What to work on:
Output the full listing below exactly, without the pictures.

========

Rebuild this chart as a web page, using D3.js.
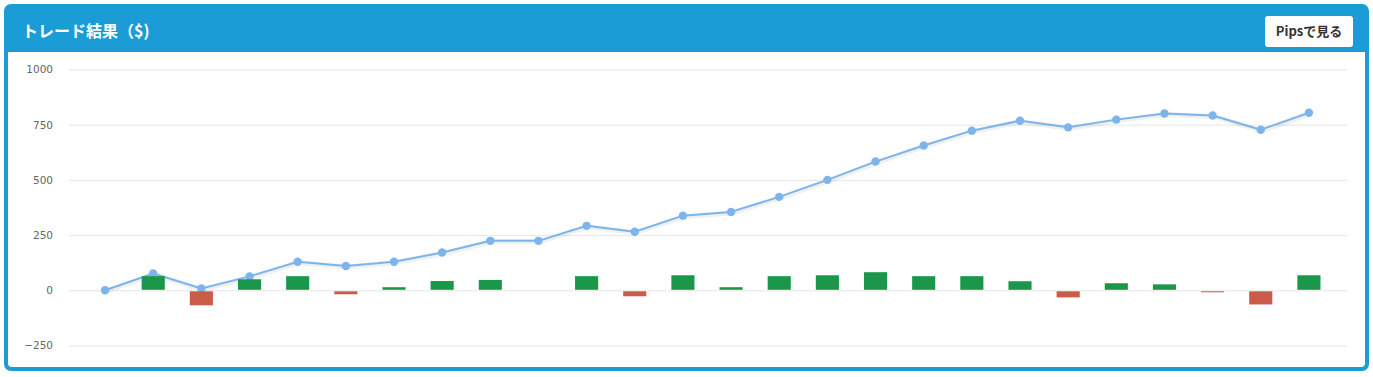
<!DOCTYPE html>
<html>
<head>
<meta charset="utf-8">
<script src="https://cdn.jsdelivr.net/npm/d3@7/dist/d3.min.js"></script>
<style>
html,body{margin:0;padding:0;background:#fff;}
svg{display:block;}
</style>
</head>
<body>
<svg id="c" width="1373" height="377"></svg>
<script>
// ---- data ----
const categories = d3.range(1, 27).map(String);
const tradeProfit = [0, 64, -68, 50, 64, -18, 14, 42, 47, 0, 64, -27, 68, 14, 64, 68, 82, 64, 64, 41, -32, 32, 27, -6, -64, 68];
const cumulative = [0, 76, 8, 63, 129, 110, 129, 171, 224, 224, 292, 265, 338, 355, 423, 500, 583, 656, 723, 768, 738, 773, 801, 792, 727, 804];
const yTicks = [-250, 0, 250, 500, 750, 1000];
const titleText = "トレード結果（$)";
const buttonText = "Pipsで見る";

const svg = d3.select("#c");
const blue = "#1c9cd6";

// card
svg.append("rect").attr("x", 4).attr("y", 4).attr("width", 1365).attr("height", 367)
  .attr("rx", 7).attr("fill", blue);
svg.append("path").attr("fill", "#fff")
  .attr("d", "M8,52 H1365 V363 Q1365,367 1361,367 H12 Q8,367 8,363 Z");

svg.append("text").attr("x", 22).attr("y", 31).attr("dy", "0.36em")
  .attr("fill", "#fff").attr("font-family", "'Noto Sans CJK JP', 'Noto Sans', sans-serif")
  .attr("font-weight", "bold").attr("font-size", 16).text(titleText);

svg.append("rect").attr("x", 1265).attr("y", 16).attr("width", 88).attr("height", 31)
  .attr("rx", 3).attr("fill", "#fff");
svg.append("text").attr("x", 1309).attr("y", 31.5).attr("dy", "0.36em").attr("text-anchor", "middle")
  .attr("fill", "#333").attr("font-family", "'Noto Sans CJK JP', 'Noto Sans', sans-serif")
  .attr("font-weight", "bold").attr("font-size", 13).text(buttonText);

// scales
const y = d3.scaleLinear().domain([-250, 1000]).range([345.5, 69.5]);
const x = d3.scaleBand().domain(categories).range([81, 1333]).paddingInner(0.52).paddingOuter(0.26);
const cx = d => x(d) + x.bandwidth() / 2;

// grid + y axis
const yAxis = d3.axisLeft(y).tickValues(yTicks).tickSize(-(1347 - 69)).tickPadding(16)
  .tickFormat(d3.format("d"));
const gy = svg.append("g").attr("transform", "translate(69,0)").call(yAxis);
gy.select(".domain").remove();
gy.selectAll(".tick line").attr("stroke", "#e6e6e6").attr("stroke-width", 1);
gy.selectAll(".tick text").attr("fill", "#666").attr("font-family", "'DejaVu Sans', Verdana, sans-serif")
  .attr("font-size", 10.5);

// line (drawn under bars)
const line = d3.line().x((d, i) => cx(categories[i])).y(d => y(d));
svg.append("path").datum(cumulative).attr("d", line).attr("fill", "none")
  .attr("stroke", "rgba(0,0,0,0.06)").attr("stroke-width", 5).attr("transform", "translate(1,1)");
svg.append("path").datum(cumulative).attr("d", line).attr("fill", "none")
  .attr("stroke", "#7cb5ec").attr("stroke-width", 2).attr("stroke-linejoin", "round");
svg.append("g").selectAll("circle").data(cumulative).join("circle")
  .attr("cx", (d, i) => cx(categories[i])).attr("cy", d => y(d)).attr("r", 4.2)
  .attr("fill", "#7cb5ec");

// bars
svg.append("g").selectAll("rect").data(tradeProfit).join("rect")
  .attr("x", (d, i) => x(categories[i]))
  .attr("width", x.bandwidth())
  .attr("y", d => d >= 0 ? y(d) : y(0) + 1)
  .attr("height", d => d === 0 ? 0 : (d >= 0 ? y(0) - y(d) - 0.5 : Math.max(1, y(d) - y(0) - 1)))
  .attr("fill", d => d >= 0 ? "#1a974a" : "#c95c48");
</script>
</body>
</html>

========

Correct result:
Rebuild this chart as a web page, using D3.js.
<!DOCTYPE html>
<html>
<head>
<meta charset="utf-8">
<script src="https://cdn.jsdelivr.net/npm/d3@7/dist/d3.min.js"></script>
<style>
html,body{margin:0;padding:0;background:#fff;}
svg{display:block;}
</style>
</head>
<body>
<svg id="c" width="1373" height="377"></svg>
<script>
// ---- data ----
const categories = d3.range(1, 27).map(String);
const tradeProfit = [0, 64, -68, 50, 64, -18, 14, 42, 47, 0, 64, -27, 68, 14, 64, 68, 82, 64, 64, 41, -32, 32, 27, -6, -64, 68];
const cumulative = [0, 76, 8, 63, 129, 110, 129, 171, 224, 224, 292, 265, 338, 355, 423, 500, 583, 656, 723, 768, 738, 773, 801, 792, 727, 804];
const yTicks = [-250, 0, 250, 500, 750, 1000];
const titleText = "トレード結果（$)";
const buttonText = "Pipsで見る";

const svg = d3.select("#c");
const blue = "#1c9cd6";

// card
svg.append("rect").attr("x", 4).attr("y", 4).attr("width", 1365).attr("height", 367)
  .attr("rx", 7).attr("fill", blue);
svg.append("path").attr("fill", "#fff")
  .attr("d", "M8,52 H1365 V363 Q1365,367 1361,367 H12 Q8,367 8,363 Z");

svg.append("text").attr("x", 22).attr("y", 31).attr("dy", "0.36em")
  .attr("fill", "#fff").attr("font-family", "'Noto Sans CJK JP', 'Noto Sans', sans-serif")
  .attr("font-weight", "bold").attr("font-size", 16).text(titleText);

svg.append("rect").attr("x", 1265).attr("y", 16).attr("width", 88).attr("height", 31)
  .attr("rx", 3).attr("fill", "#fff");
svg.append("text").attr("x", 1309).attr("y", 31.5).attr("dy", "0.36em").attr("text-anchor", "middle")
  .attr("fill", "#333").attr("font-family", "'Noto Sans CJK JP', 'Noto Sans', sans-serif")
  .attr("font-weight", "bold").attr("font-size", 13).text(buttonText);

// scales
const y = d3.scaleLinear().domain([-250, 1000]).range([345.5, 69.5]);
const x = d3.scaleBand().domain(categories).range([81, 1333]).paddingInner(0.52).paddingOuter(0.26);
const cx = d => x(d) + x.bandwidth() / 2;

// grid + y axis
const yAxis = d3.axisLeft(y).tickValues(yTicks).tickSize(-(1347 - 69)).tickPadding(16)
  .tickFormat(d3.format("d"));
const gy = svg.append("g").attr("transform", "translate(69,0)").call(yAxis);
gy.select(".domain").remove();
gy.selectAll(".tick line").attr("stroke", "#e6e6e6").attr("stroke-width", 1);
gy.selectAll(".tick text").attr("fill", "#666").attr("font-family", "'DejaVu Sans', Verdana, sans-serif")
  .attr("font-size", 10.5);

// line (drawn under bars)
const line = d3.line().x((d, i) => cx(categories[i])).y(d => y(d));
svg.append("path").datum(cumulative).attr("d", line).attr("fill", "none")
  .attr("stroke", "rgba(0,0,0,0.06)").attr("stroke-width", 5).attr("transform", "translate(1,1)");
svg.append("path").datum(cumulative).attr("d", line).attr("fill", "none")
  .attr("stroke", "#7cb5ec").attr("stroke-width", 2).attr("stroke-linejoin", "round");
svg.append("g").selectAll("circle").data(cumulative).join("circle")
  .attr("cx", (d, i) => cx(categories[i])).attr("cy", d => y(d)).attr("r", 4.2)
  .attr("fill", "#7cb5ec");

// bars
svg.append("g").selectAll("rect").data(tradeProfit).join("rect")
  .attr("x", (d, i) => x(categories[i]))
  .attr("width", x.bandwidth())
  .attr("y", d => d >= 0 ? y(d) : y(0) + 1)
  .attr("height", d => d === 0 ? 0 : (d >= 0 ? y(0) - y(d) - 0.5 : Math.max(1, y(d) - y(0) - 1)))
  .attr("fill", d => d >= 0 ? "#1a974a" : "#c95c48");
</script>
</body>
</html>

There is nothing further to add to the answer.